With that in mind, what is the overall outlook? Home sales, once the plunge following the tax credit is done sorting itself out, really do have to go up. I hate to put it as simply as that, but I think it is fair. Over the next couple years, mortgage originations should increase along with the sales. This year is a little choppy and full of distortions so I don't expect miracles. What I don't know is what has happened to the premiums they are able to collect. Have they reduced them to try to grab a bigger piece of a smaller pie or have they increased them as their perceptions of risk were repriced? I can't find any data on this so I would encourage anyone to take a look at it.

On the expenses side, defaults are slowing and should top out shortly. Already we are seeing the claims paid by almost all of these companies taper off, albeit slowly. Of course, if we have a double-dip, things could get dicey, but then we have other problems. As such, I think on both the revenue and expenditure sides, we have the first true trends toward stability since the second quarter of 2007. Yeah, this mess started that long ago. However, I am speaking broadly of the sector. There is differentiation among the several firms.

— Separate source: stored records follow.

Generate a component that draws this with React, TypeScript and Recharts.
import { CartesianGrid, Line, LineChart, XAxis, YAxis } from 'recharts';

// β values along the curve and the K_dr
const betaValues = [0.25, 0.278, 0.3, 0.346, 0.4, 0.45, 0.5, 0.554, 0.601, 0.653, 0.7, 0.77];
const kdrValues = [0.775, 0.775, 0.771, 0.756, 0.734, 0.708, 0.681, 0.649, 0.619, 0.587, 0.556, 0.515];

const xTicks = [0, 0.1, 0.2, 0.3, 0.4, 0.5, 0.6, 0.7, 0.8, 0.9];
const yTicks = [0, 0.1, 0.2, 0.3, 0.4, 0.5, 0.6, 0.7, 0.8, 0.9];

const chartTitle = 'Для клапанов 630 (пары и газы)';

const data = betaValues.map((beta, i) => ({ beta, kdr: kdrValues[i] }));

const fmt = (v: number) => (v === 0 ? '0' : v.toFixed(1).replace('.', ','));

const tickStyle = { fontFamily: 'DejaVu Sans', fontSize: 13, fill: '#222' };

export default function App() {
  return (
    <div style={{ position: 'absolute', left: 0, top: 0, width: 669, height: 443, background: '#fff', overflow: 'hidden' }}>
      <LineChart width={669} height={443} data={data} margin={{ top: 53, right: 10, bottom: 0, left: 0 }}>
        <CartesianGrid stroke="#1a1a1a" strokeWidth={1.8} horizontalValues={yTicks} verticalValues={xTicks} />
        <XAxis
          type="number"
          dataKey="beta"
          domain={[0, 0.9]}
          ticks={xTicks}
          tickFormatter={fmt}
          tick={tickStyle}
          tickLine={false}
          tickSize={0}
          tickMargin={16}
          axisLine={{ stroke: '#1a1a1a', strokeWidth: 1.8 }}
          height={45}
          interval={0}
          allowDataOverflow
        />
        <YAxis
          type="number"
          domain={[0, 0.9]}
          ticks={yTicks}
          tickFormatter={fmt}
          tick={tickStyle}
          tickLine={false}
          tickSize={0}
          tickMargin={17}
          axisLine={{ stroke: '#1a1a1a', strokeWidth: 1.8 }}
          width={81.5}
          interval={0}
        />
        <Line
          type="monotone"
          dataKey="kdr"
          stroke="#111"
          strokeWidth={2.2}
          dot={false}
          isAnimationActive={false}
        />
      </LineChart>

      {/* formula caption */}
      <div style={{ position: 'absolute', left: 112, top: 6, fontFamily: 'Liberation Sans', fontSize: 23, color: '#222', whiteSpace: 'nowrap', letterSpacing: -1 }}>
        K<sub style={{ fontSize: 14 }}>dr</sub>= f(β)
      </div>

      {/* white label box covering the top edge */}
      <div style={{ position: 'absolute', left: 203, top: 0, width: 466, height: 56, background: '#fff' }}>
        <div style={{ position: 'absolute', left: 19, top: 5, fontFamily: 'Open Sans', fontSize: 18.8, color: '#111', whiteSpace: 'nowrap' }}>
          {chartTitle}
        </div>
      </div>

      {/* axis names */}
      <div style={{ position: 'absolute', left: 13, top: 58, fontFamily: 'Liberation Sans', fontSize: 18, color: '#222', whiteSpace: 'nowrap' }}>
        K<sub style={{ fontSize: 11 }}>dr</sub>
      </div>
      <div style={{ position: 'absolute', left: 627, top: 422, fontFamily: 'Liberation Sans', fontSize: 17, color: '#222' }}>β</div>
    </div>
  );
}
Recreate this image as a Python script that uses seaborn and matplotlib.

As I still am not overly familiar with the companies, I won't try to be cute in what I think of their financial conditions and instead I will keep it simple. The companies that are most rapidly moving toward the break-even line are the best bets. MTG is the one most clearly moving toward profitability with claims dropping rapidly from close to $1 billion a quarter to under $500 million. I would still wait for their next earnings report to see if this trend holds. With this plunge, they are actually within sight of profitability. MBI is a little difficult to divine due to large one time charges, but they seem well on the path as well. RDN confuses me and the outlook appears unclear, even for this sector. PMI is iffy and ABK is trash and both shouldn't be touched, especially ABK for those who are attracted to penny stocks.

If I had to buy one, though I am still not inclined to buy any until I see a truly decent earnings report since the easiest money has already been made in these stocks, I would have to buy MTG. I remember when the announced in about August or September of 2007 that they didn't think they would turn a profit again until 2011 or 2012. I'll give them credit since that was probably one of the most accurate forecasts of this entire crisis and because of it they did the best job of protecting themselves and those efforts are starting to bear fruit. That said, I am still less than enthralled by the entire sector. I like value plays, but this is on the outer limits of my tolerances.

Monday, May 3, 2010

Back from the Dead? Mortgage Bond Insurers

These were among the earliest and most severely injured casualties of the mortgage crisis and frankly I had ignored them for a long time. However, I noticed that in the past year that they have really begun to rally in a huge way. MBIA (MBI) and MGIC (MTG) have been coming back the quickest with Ambac (ABK) and PMI (PMI) lagging somewhat. Ambac is the worst among them as it has shown no real signs of recovery while PMI has had an incredible percentage move, but is still off more in proportion to the high compared to MGIC and MBIA.

How much upside is still left in them? I will confess to not really understanding the businesses well enough to get a good sense of whether or not the analyst estimates for earnings are sensible. Still, MGIC, MBI, and PMI are worth looking at even after their large recoveries. In assessing whether or not their valuations make sense, how their businesses have changed compared to 2006 is absolutely vital to understand. I will confess to not knowing a great deal on how these changes have transpired.

If anyone else has any insights, I would be curious.